Jon Clarke. I think she'd felt there was something unusual about him from the Soham investigation in England, the Soham crime, the two young girls who'd gone missing.

Was Mr Murat involved in the Soham crime ?  If not, do you care to re-phrase that sentence. Urgently.  And on the record.

Jon Clarke: It was a bit odd. You get two journalists together with a feeling in their stomach that something's not quite right, that it needs to be acted on. I think you need to do something about it. So she went and reported this guy had been acting strangely.

If TWO journalists have a ‘feeling in their stomach’, that must surely be conclusive evidence  and you need to do something about it . . . ?  –  or have I not understood this point?

Jon Clarke present day: Being an arguido in Portugal is an unusual word. It doesn't mean you're charged. It means that you're...You're more than just a suspect. You actually become officially a suspect. It's quite a serious thing for the police to do that.

Thank you for making that clear.  The McCanns are equally clear, and said under oath at Leveson that Arguido did NOT mean suspect.   In this case you are of course absolutely correct, and they were absolutely wrong.   And lying.  Repeatedly.  Under oath.

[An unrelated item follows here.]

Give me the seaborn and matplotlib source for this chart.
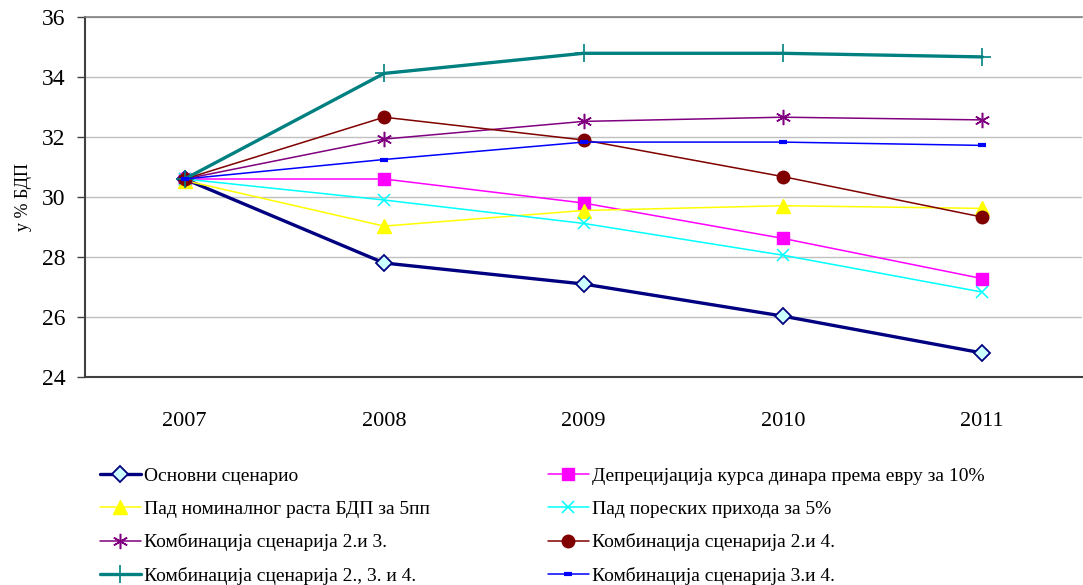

“It doesn’t mean you’re charged.”    But, if we go back to 2017, we find you wrote that the McCanns HAD BEEN charged by the Portuguese Police.  Another small inconvenient fact.  
“But this didnt stop the Portuguese police from charging them “ OP 2017

Jon Clarke present day: I think just because he was released didn't necessarily mean that he wasn't involved and didn't mean that any of the people around him weren't involved. It meant there wasn't enough evidence to charge him. For me, it almost, in some ways, justified my job that the initial suspicions I had about this man were being taken seriously and actually could lead to potentially a conviction. It was a very tangible, very interesting development in the case.

I take it you apply this test equally to the McCanns.   As in “just because [they were] released didn't necessarily mean that [they weren’t] involved and didn't mean that any of the people around [them] weren't involved. It meant there wasn't enough evidence to charge [them].   For me, it almost, in some ways, justified my job that the initial suspicions I had about [the parents] were being taken seriously and actually could lead to potentially a conviction.”
I suspect this is not what you had in mind, though it would be consistent.

Jon Clarke: You have to put the whole Robert Murat case, you know, that he's a slightly unusual looking fella and he had an ex-wife back in England and a daughter the same age as Maddie, which was even more...Strange.

Some might say you were an “unusual looking fella’, in your faded and shabby-chic olive coloured sweat shirt, jeans and 1970’s long greasy hair, and you have told the world that you have a wife back in Spain, and a daughter about the same age as Maddie.  Does this make you  . . . ’strange’ ?

Jon Clarke present day: The fact that there's almost a line of sight from his house to the apartment, there was a feeling that maybe the family had been watched for a few days to see what their movements were.

Can you see anything along ‘Almost a line of sight’ ?   The McCanns said there was a direct line of sight from the Tapas bar to the Apartment. The fact that this direct line of sight was obstructed by an opaque plastic screen, a pool, a wall and a high hedge, and that both the McCanns placed themselves on record as having their BACKS to any possible ‘line of sight’ should perhaps have caused even an incompetent journalist to ask at least one simple question.

Jon Clarke: The police had reasonably good suspicions that there was some . . . Something strange, some collusion happening at 11:30 or 11:40 the night that Maddie went missing.

Indeed they did. The deleted phone records of the McCanns from Monday 30th April onwards are also matter of continued interest to investigators

Jon Clarke: The fact that these phone calls were made late at night, to me was very suspicious.